Written instruction - Count how many lines hold the word "Write" and give that number as the whole answer.

Data entries -
□ □ □ □ □ □ □
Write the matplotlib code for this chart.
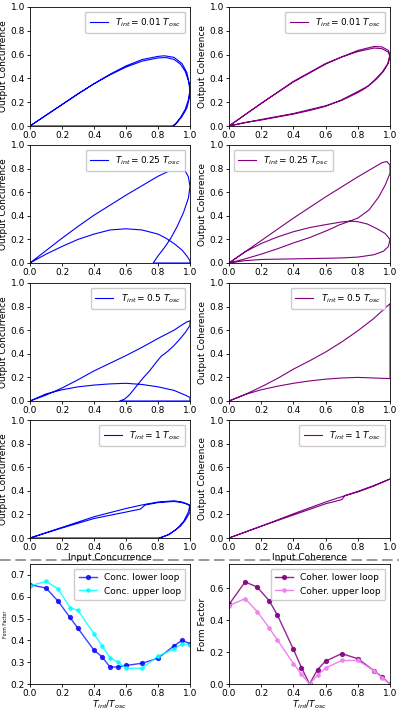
□ □ □ □ □ □ □
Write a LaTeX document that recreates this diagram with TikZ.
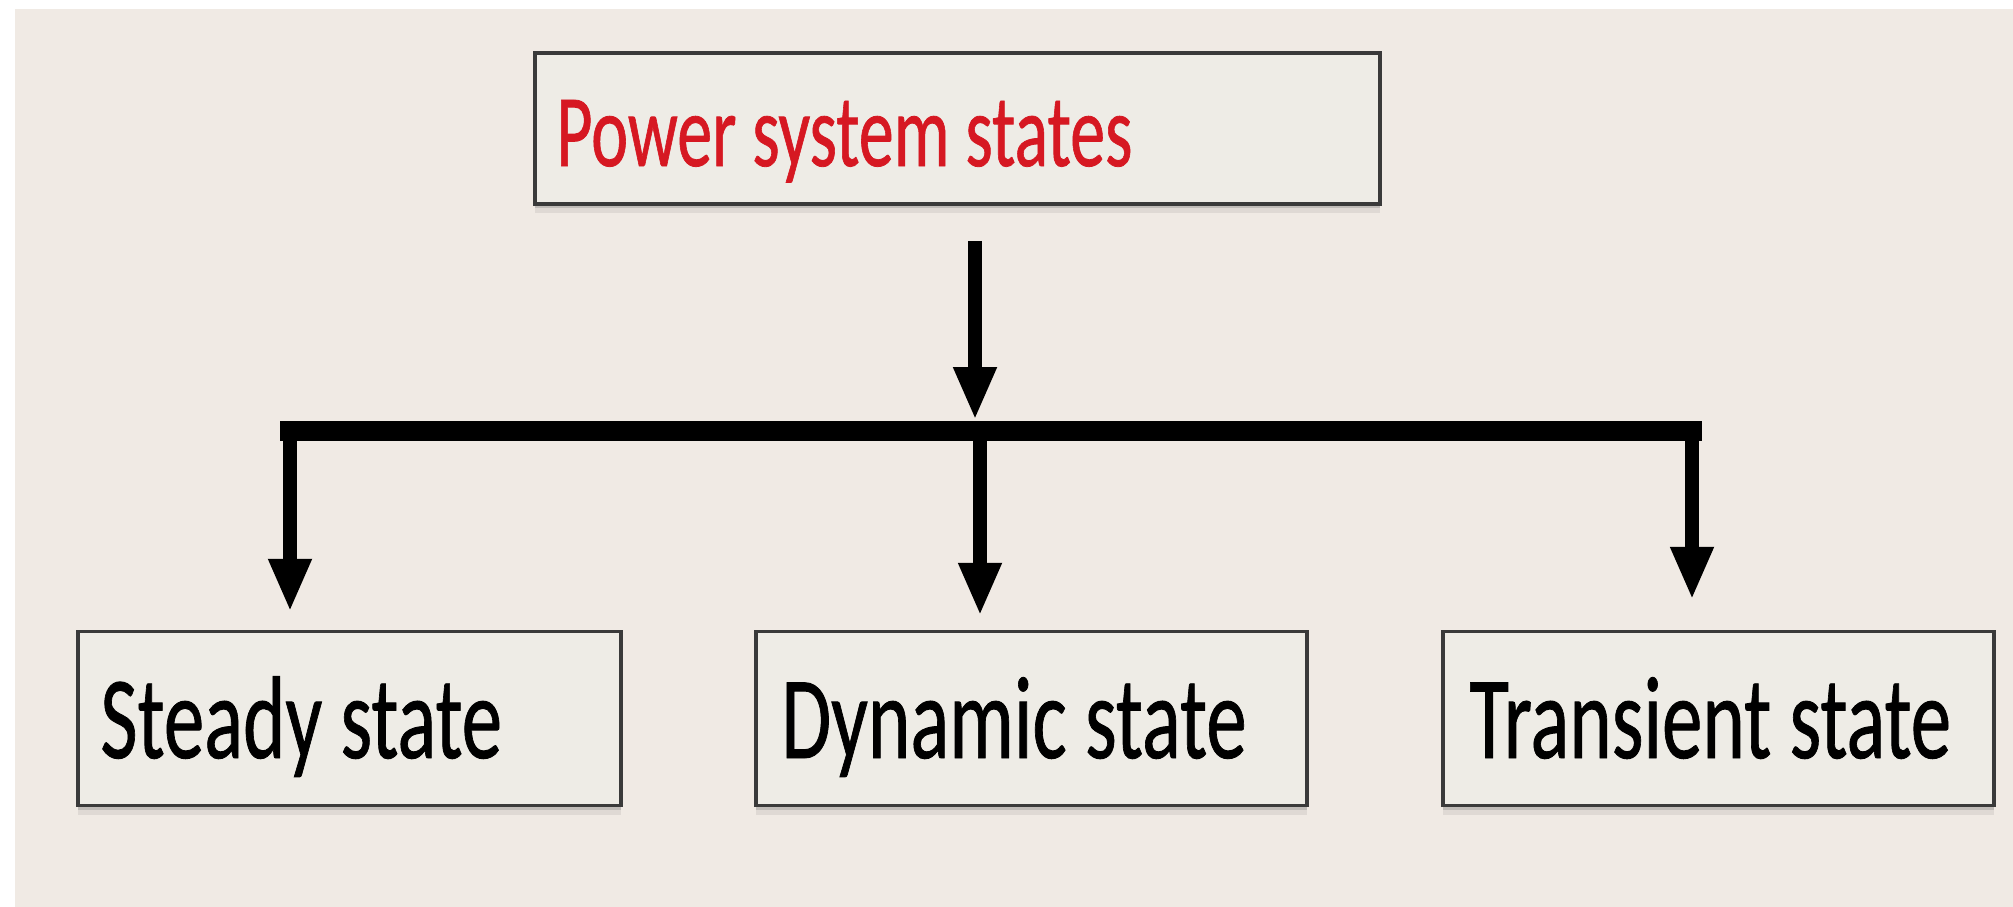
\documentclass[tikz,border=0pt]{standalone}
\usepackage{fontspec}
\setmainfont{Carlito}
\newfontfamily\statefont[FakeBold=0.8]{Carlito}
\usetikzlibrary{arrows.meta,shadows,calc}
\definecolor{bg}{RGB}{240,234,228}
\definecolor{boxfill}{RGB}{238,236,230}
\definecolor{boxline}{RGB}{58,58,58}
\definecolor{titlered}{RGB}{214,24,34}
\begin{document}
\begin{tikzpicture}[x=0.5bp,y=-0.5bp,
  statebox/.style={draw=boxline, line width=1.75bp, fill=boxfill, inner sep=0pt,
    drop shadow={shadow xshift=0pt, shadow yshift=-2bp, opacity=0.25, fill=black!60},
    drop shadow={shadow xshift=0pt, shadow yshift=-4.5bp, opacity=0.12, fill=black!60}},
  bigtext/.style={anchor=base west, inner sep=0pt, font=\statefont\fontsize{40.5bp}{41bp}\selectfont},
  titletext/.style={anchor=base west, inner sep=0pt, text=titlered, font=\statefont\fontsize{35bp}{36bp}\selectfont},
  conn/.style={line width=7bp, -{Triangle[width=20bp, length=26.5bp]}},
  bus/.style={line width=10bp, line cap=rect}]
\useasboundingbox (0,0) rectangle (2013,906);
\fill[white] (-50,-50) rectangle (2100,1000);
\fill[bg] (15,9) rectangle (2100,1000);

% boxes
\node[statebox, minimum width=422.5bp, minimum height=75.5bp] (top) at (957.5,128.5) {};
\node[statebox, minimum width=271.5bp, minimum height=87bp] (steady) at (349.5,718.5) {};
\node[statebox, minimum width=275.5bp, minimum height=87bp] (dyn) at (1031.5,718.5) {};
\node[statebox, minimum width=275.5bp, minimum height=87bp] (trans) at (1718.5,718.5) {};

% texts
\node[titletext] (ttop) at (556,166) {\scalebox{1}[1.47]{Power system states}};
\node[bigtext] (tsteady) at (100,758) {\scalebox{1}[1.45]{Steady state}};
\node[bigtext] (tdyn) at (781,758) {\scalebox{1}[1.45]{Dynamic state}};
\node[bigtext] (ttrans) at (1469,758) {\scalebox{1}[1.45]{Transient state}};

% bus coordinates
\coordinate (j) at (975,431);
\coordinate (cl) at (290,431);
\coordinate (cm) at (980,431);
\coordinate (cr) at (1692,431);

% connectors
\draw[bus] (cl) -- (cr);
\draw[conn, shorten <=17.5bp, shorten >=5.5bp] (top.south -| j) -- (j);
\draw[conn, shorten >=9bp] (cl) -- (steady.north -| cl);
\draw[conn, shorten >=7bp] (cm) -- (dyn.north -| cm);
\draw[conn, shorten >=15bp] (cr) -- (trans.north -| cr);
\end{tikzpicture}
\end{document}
□ □ □ □ □ □ □
Exercise response - 2